Lied expansion scrapped

KU misses deadline to match grant

Kansas University officials have shelved plans to build an addition to the Lied Center.

KU couldn’t raise the $7.5 million necessary to receive another $7.5 million challenge grant by Friday’s deadline.

“It’s somewhat of a disappointment,” said Tim Van Leer, director of the performing arts center. “But we knew going in this would be a significant challenge, that it could take a long time to do and it was coming on the heels of the university’s most successful fundraising drive in history.”

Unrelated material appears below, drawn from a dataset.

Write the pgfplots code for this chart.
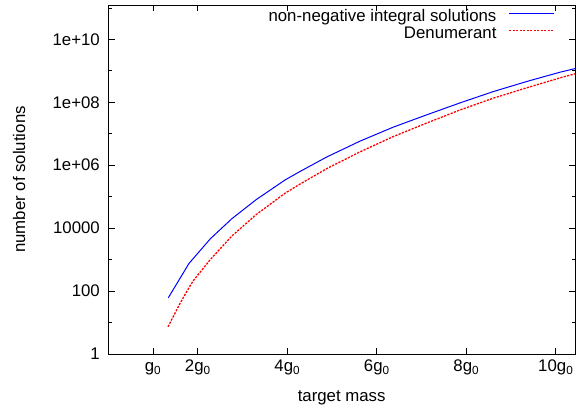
\documentclass[border=0pt]{standalone}
\usepackage{fontspec}
\setmainfont{Liberation Sans}
\usepackage{pgfplots}
\pgfplotsset{compat=1.18}
\begin{document}
\begin{tikzpicture}[font=\fontsize{16.8}{20}\selectfont]
\begin{axis}[
 at={(0pt,0pt)}, anchor=south west,
 scale only axis, width=466.7pt, height=349pt,
 xmin=0, xmax=10.43, ymode=log, ymin=1, ymax=1.23e11,
 axis line style={line width=0.9pt},
 tick style={black, line width=0.6pt},
 major tick length=6.5pt, minor tick length=3.3pt,
 tick align=inside, xtick pos=both, ytick pos=both,
 xtick={1,2,4,6,8,10},
 xticklabels={g\textsubscript{0},2g\textsubscript{0},4g\textsubscript{0},6g\textsubscript{0},8g\textsubscript{0},10g\textsubscript{0}},
 ytick={1,1e2,1e4,1e6,1e8,1e10},
 minor ytick={1e1,1e3,1e5,1e7,1e9,1e11},
 yticklabels={1,100,10000,1e+06,1e+08,1e+10},
 xticklabel style={anchor=base, yshift=-17.7pt, inner sep=0pt},
 yticklabel style={anchor=east, inner sep=0pt, xshift=-8.3pt},
 xlabel={target mass}, ylabel={number of solutions},
 xlabel style={at={(axis description cs:0.5,-0.136)}, anchor=base},
 ylabel style={at={(axis description cs:-0.1913,0.5)}, anchor=center},
 legend style={draw=none, fill=none, at={(rel axis cs:0.957,0.988)}, anchor=north east, inner sep=0pt,
   nodes={inner sep=0pt, text height=12pt, text depth=5pt}, column sep=12pt},
 legend cell align=right,
 legend plot pos=right,
 legend image code/.code={\draw[#1] (0pt,4.4pt) -- (45pt,4.4pt);},
]
\addplot[blue, line width=1pt] coordinates {
 (1.341,61.24) (1.804,756.8) (2.28,4571) (2.758,19724) (3.30,79433)
 (3.95,338844) (4.285,630957) (4.881,1819701) (5.627,5821032) (6.371,16218101)
 (7.117,39810717) (7.862,95499259) (8.607,2.1878e8) (9.353,4.5709e8)
 (10.098,9.0157e8) (10.433,1.1749e9)
};
\addlegendentry{non-negative integral solutions}
\addplot[red, line width=1.3pt, dash pattern=on 2.2pt off 1.3pt] coordinates {
 (1.334,7.328) (1.603,40.64) (1.804,128.8) (1.900,213.8) (2.273,977.2)
 (2.758,5559) (3.30,26546) (3.95,128825) (4.285,251189) (4.881,776247)
 (5.627,2660725) (6.371,8128305) (7.117,21877616) (7.862,56885293)
 (8.607,1.3490e8) (9.353,2.8840e8) (10.098,5.9566e8) (10.433,8.0353e8)
};
\addlegendentry{Denumerant}
\end{axis}
\pgfresetboundingbox
\path[use as bounding box] (-108.3pt,-57pt) rectangle (476.7pt,354pt);
\end{tikzpicture}
\end{document}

The challenge grant, announced in February, would have come from the Lied Foundation of Las Vegas, which donated $10 million to build the existing Lied Center. Dale Seuferling, president of the KU Endowment Association, said about $2 million was raised.

The expansion would have created an 800-seat auditorium to provide a more intimate setting for chamber music, lectures and School of Fine Arts performances than does the current 2,000-seat auditorium. The expansion also would have included a 9,000-square-foot art gallery, sculpture garden and an education center.

Instead of donating $7.5 million to the Lied Center, the foundation now plans to donate $5 million to a scholarship program, Seuferling said. The details of the scholarship program haven’t been worked out, he said.

Other donors who pledged money for the expansion will be given the option of applying their money to other KU projects or withdrawing their pledges entirely, Seuferling said.

Seuferling said he couldn’t comment on why such a fast timeline had been established for matching the challenge grant amount. Christina Hixon, the foundation’s lone trustee, refuses to speak to the media.

“We all realized it was an aggressive time frame,” Seuferling said. “It’s a significant sum, and it proved too much to raise for this project.”

Van Leer said he wouldn’t rule out an expansion in the future, though he doesn’t plan fundraising any time soon.

“I don’t think we’d ever scrap it entirely,” he said. “It’s something we’ll always keep around, if we find a donor.”